What function or method do I need to use to study popular keywords in a string? Without using the Split method.
I have searched and tried various methods and all of them involves Split method.
Example:
AAA trading enterprise
BBB trading enterprise
CCC solutions enterprise
DDD solutions
Trading - 2
Solutions - 2
Enterprise - 3
Solved! Go to Solution.
Hello @hisyam10,
You could use the multirow formula with an if statement similar to if keyword then row-1 value +1 but i don't think thats pretty efficient since you would need to create one for each keyword. In the end it would result in a lot of coding for a little effort. If you don't want it to show splitted into rows you could always in the end transpose (or summarize) your answer to get the result showing everything on the same row.
If this post helps, then please consider Accept it as the solution to help the other members find it more quickly.
Regards
Hi @hisyam10
When performing lexical analysis, the accepted first step is to tokenize your input. This usually performed by some some method that is analogous to splitting the sentences in the input to words and then transposing the words into rows.

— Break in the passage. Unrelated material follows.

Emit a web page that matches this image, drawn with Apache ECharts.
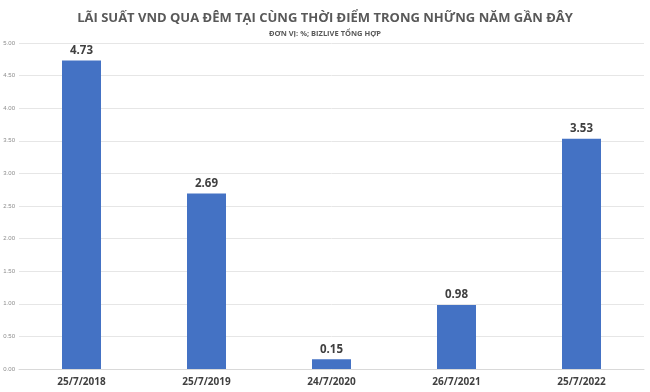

Sentence number | Word number | Word |
1 | 1 | When |
1 | 2 | performing |
1 | 3 | lexical |
1 | 4 | analysis, |
1 | 5 | the |
1 | 6 | accepted |
1 | 7 | first |
1 | 8 | step |
1 | 9 | is |
You can then analyze each word, extract summary statistics, etc.
Maybe there is a way to perform this without splitting to words, but it would probably be enormously complex.
Why does the client have an aversion to splitting?
Dan
Hi @hisyam10 ,
Agreeing with @danilang, tokenizing would be your standard first step when performing text analysis. But if your client has an aversion to the splitting approach, would they be okay using a python script? Attached is a sample solution to help you get a word frequency count.
It is somewhat of a cheat approach, only from the standpoint that I am not using standard Alteryx tools, but it gets the work done.
from ayx import Alteryx
import pandas as pd
import nltk
import numpy as np#Alteryx data read
data = Alteryx.read("#1")word_dist = nltk.FreqDist(data['Concat_Field1'])
data_series = pd.Series(np.concatenate([x.split() for x in word_dist])).value_counts()#conversion of dataSeries to dataFrame
df = data_series.to_frame().reset_index()
Alteryx.write(df,1)
Please let us know if this solution is acceptable (if yes, please mark it as Accept).
Thank you all for your time and hard work in helping me with this question. I really appreciate it very much. I have a solution but the solution is not quite dynamic as the workflow needs to be altered when there is a new keyword. However, no split method was used in this workflow.
Here I attach the workflow that I did for reference.
hi @hisyam10
If that is the approach you prefer I'd recommend you creating a simple macro.
I've added a text input where you can select which words to count, so if you want to update it then you just need to write the word there instead of going into the formulas.
Please find the workbook attached.
Hope this helps If does, can I ask you to mark it as a solution? this will help other users to find it and will allow us to close the thread. Many thanks!
Best,
Diego